## Provided data
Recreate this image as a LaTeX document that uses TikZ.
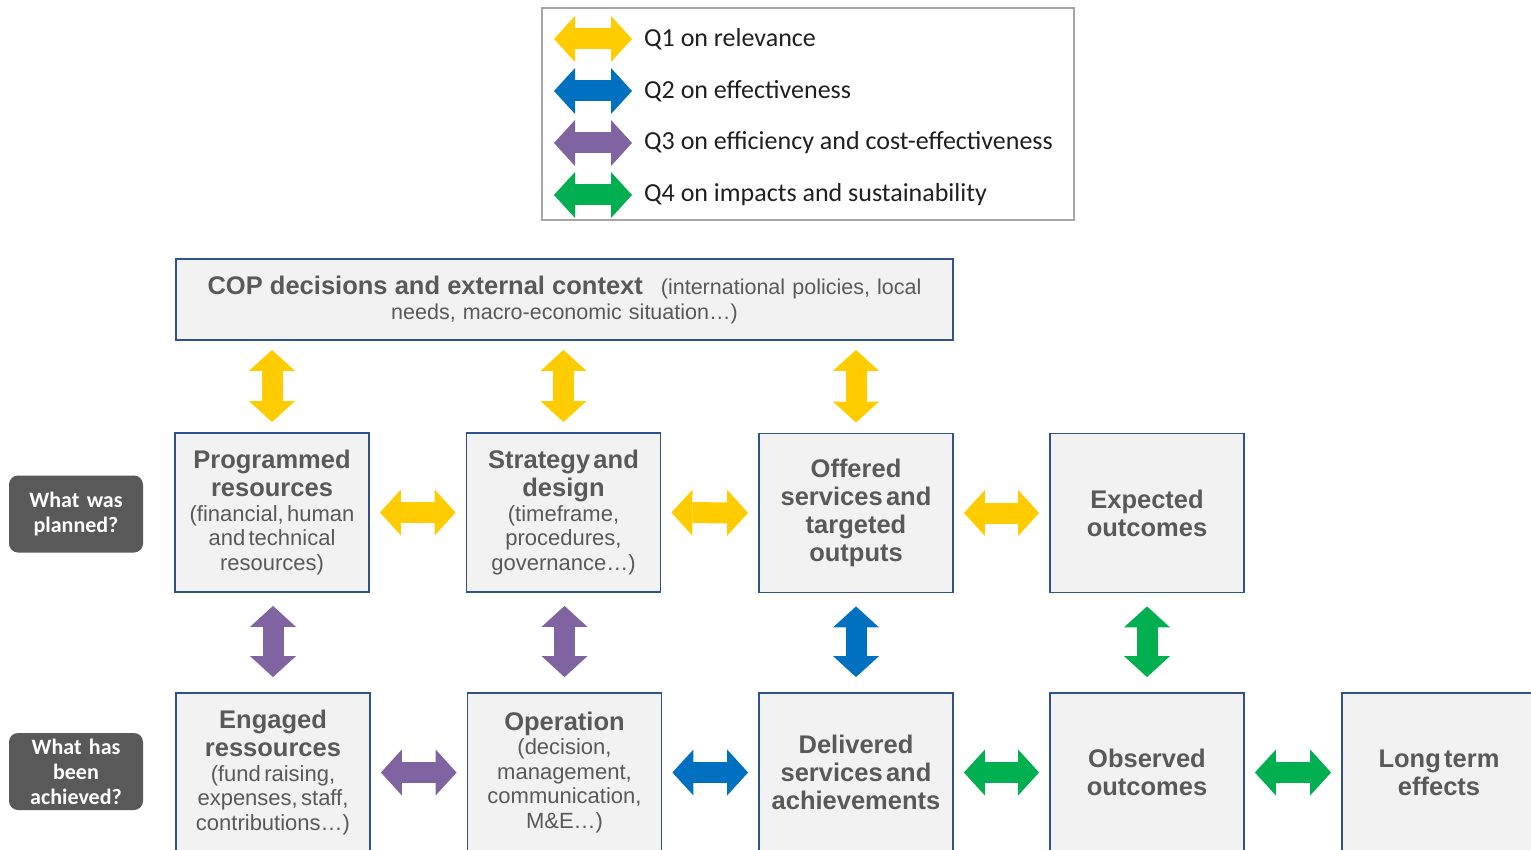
\documentclass[tikz,border=0pt]{standalone}
\usepackage{fontspec}
\setmainfont{Liberation Sans}
\newfontfamily\calib{Carlito}
\usepackage{tikz}
\usetikzlibrary{arrows.meta}

\definecolor{qyellow}{HTML}{FFCC00}
\definecolor{qblue}{HTML}{0070C0}
\definecolor{qpurple}{HTML}{8064A2}
\definecolor{qgreen}{HTML}{00B050}
\definecolor{boxline}{HTML}{2F528F}
\definecolor{boxfill}{HTML}{F2F2F2}
\definecolor{txtgray}{HTML}{595959}
\definecolor{legline}{HTML}{A6A6A6}

\newcommand\boxttl{\fontsize{25.5}{28}\selectfont\bfseries}
\newcommand\boxsub{\fontsize{22}{24.5}\selectfont\mdseries}

\begin{document}
\begin{tikzpicture}[x=1pt,y=-1pt,
  box/.style={draw=boxline,line width=1.8pt,fill=boxfill,minimum width=194pt,minimum height=159pt,inner sep=0pt,text width=190pt,align=center,text=txtgray},
  ask/.style={fill=txtgray,rounded corners=9pt,minimum width=134pt,minimum height=77pt,inner sep=0pt,text width=130pt,align=center,text=white,font=\calib\bfseries\fontsize{22}{25}\selectfont},
  key/.style={anchor=west,inner sep=0pt,text=black!88,font=\calib\fontsize{26}{28}\selectfont},
  dbl/.style={line width=21pt,>={Triangle[length=21pt,width=46pt,line width'=0pt]},<->},
  vgap/.style={shorten <=9pt,shorten >=10pt},
  rgap/.style={shorten <=13pt,shorten >=15pt},
  hgap/.style={shorten <=10pt,shorten >=10pt}]
\clip (0,0) rectangle (1531,850);

% legend
\node[draw=legline,line width=2.5pt,minimum width=532pt,minimum height=212pt] (legend) at (808,114) {};
\node[key] (q1) at (644,39) {Q1 on relevance};
\node[key] (q2) at (644,91) {Q2 on effectiveness};
\node[key] (q3) at (644,143) {Q3 on efficiency and cost-effectiveness};
\node[key] (q4) at (644,195) {Q4 on impacts and sustainability};
\draw[dbl,qyellow] ([xshift=-90pt]q1.west) -- ([xshift=-12pt]q1.west);
\draw[dbl,qblue] ([xshift=-90pt]q2.west) -- ([xshift=-12pt]q2.west);
\draw[dbl,qpurple] ([xshift=-90pt]q3.west) -- ([xshift=-12pt]q3.west);
\draw[dbl,qgreen] ([xshift=-90pt]q4.west) -- ([xshift=-12pt]q4.west);

% context
\node[box,minimum width=777pt,minimum height=81pt,text width=770pt,font=\fontsize{21.5}{25}\selectfont] (cop) at (564.5,299.5)
  {{\bfseries\fontsize{25.5}{25}\selectfont COP decisions and external context}\hspace{18pt}(international policies, local\\needs, macro-economic situation\ldots)\par};

% what was planned
\node[ask] (plan) at (76,514) {What was\\planned?};
\node[box] (prog) at (272,512.5) {\boxttl Programmed\\resources\par\boxsub (financial, human\\and technical\\resources)\par};
\node[box] (strat) at (563.5,512.5) {\boxttl Strategy and\\design\par\boxsub (timeframe,\\procedures,\\governance\ldots)\par};
\node[box] (offer) at (856,513) {\boxttl Offered\\services and\\targeted\\outputs\par};
\node[box] (expect) at (1147,513) {\boxttl Expected\\outcomes\par};

% what has been achieved
\node[ask] (done) at (76,771.5) {What has\\been\\achieved?};
\node[box] (engage) at (273,772.5) {\boxttl Engaged\\ressources\par\boxsub (fund raising,\\expenses, staff,\\contributions\ldots)\par};
\node[box] (oper) at (564.5,772.5) {\boxttl Operation\par\boxsub (decision,\\management,\\communication,\\M\&E\ldots)\par};
\node[box] (deliv) at (856,772.5) {\boxttl Delivered\\services and\\achievements\par};
\node[box] (observ) at (1147,772.5) {\boxttl Observed\\outcomes\par};
\node[box] (longt) at (1439,772.5) {\boxttl Long term\\effects\par};

% questions
\draw[dbl,vgap,qyellow] (cop.south -| prog.north) -- (prog.north);
\draw[dbl,vgap,qyellow] (cop.south -| strat.north) -- (strat.north);
\draw[dbl,vgap,qyellow] (cop.south -| offer.north) -- (offer.north);
\draw[dbl,hgap,qyellow] (prog.east) -- (strat.west);
\draw[dbl,hgap,qyellow] (strat.east) -- (offer.west);
\draw[dbl,hgap,qyellow] (offer.east) -- (expect.west);
\draw[dbl,rgap,qpurple] (engage.north |- prog.south) -- (engage.north);
\draw[dbl,rgap,qpurple] (oper.north |- strat.south) -- (oper.north);
\draw[dbl,rgap,qblue] (offer.south) -- (deliv.north);
\draw[dbl,rgap,qgreen] (expect.south) -- (observ.north);
\draw[dbl,hgap,qpurple] (engage.east) -- (oper.west);
\draw[dbl,hgap,qblue] (oper.east) -- (deliv.west);
\draw[dbl,hgap,qgreen] (deliv.east) -- (observ.west);
\draw[dbl,hgap,qgreen] (observ.east) -- (longt.west);
\end{tikzpicture}
\end{document}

## Your instructions
Return only the lines from the start of the data through the line that contains "(0,0) rectangle (1531,850);", please, copying them exactly and omitting all pictures.

## Exercise result
Recreate this image as a LaTeX document that uses TikZ.
\documentclass[tikz,border=0pt]{standalone}
\usepackage{fontspec}
\setmainfont{Liberation Sans}
\newfontfamily\calib{Carlito}
\usepackage{tikz}
\usetikzlibrary{arrows.meta}

\definecolor{qyellow}{HTML}{FFCC00}
\definecolor{qblue}{HTML}{0070C0}
\definecolor{qpurple}{HTML}{8064A2}
\definecolor{qgreen}{HTML}{00B050}
\definecolor{boxline}{HTML}{2F528F}
\definecolor{boxfill}{HTML}{F2F2F2}
\definecolor{txtgray}{HTML}{595959}
\definecolor{legline}{HTML}{A6A6A6}

\newcommand\boxttl{\fontsize{25.5}{28}\selectfont\bfseries}
\newcommand\boxsub{\fontsize{22}{24.5}\selectfont\mdseries}

\begin{document}
\begin{tikzpicture}[x=1pt,y=-1pt,
  box/.style={draw=boxline,line width=1.8pt,fill=boxfill,minimum width=194pt,minimum height=159pt,inner sep=0pt,text width=190pt,align=center,text=txtgray},
  ask/.style={fill=txtgray,rounded corners=9pt,minimum width=134pt,minimum height=77pt,inner sep=0pt,text width=130pt,align=center,text=white,font=\calib\bfseries\fontsize{22}{25}\selectfont},
  key/.style={anchor=west,inner sep=0pt,text=black!88,font=\calib\fontsize{26}{28}\selectfont},
  dbl/.style={line width=21pt,>={Triangle[length=21pt,width=46pt,line width'=0pt]},<->},
  vgap/.style={shorten <=9pt,shorten >=10pt},
  rgap/.style={shorten <=13pt,shorten >=15pt},
  hgap/.style={shorten <=10pt,shorten >=10pt}]
\clip (0,0) rectangle (1531,850);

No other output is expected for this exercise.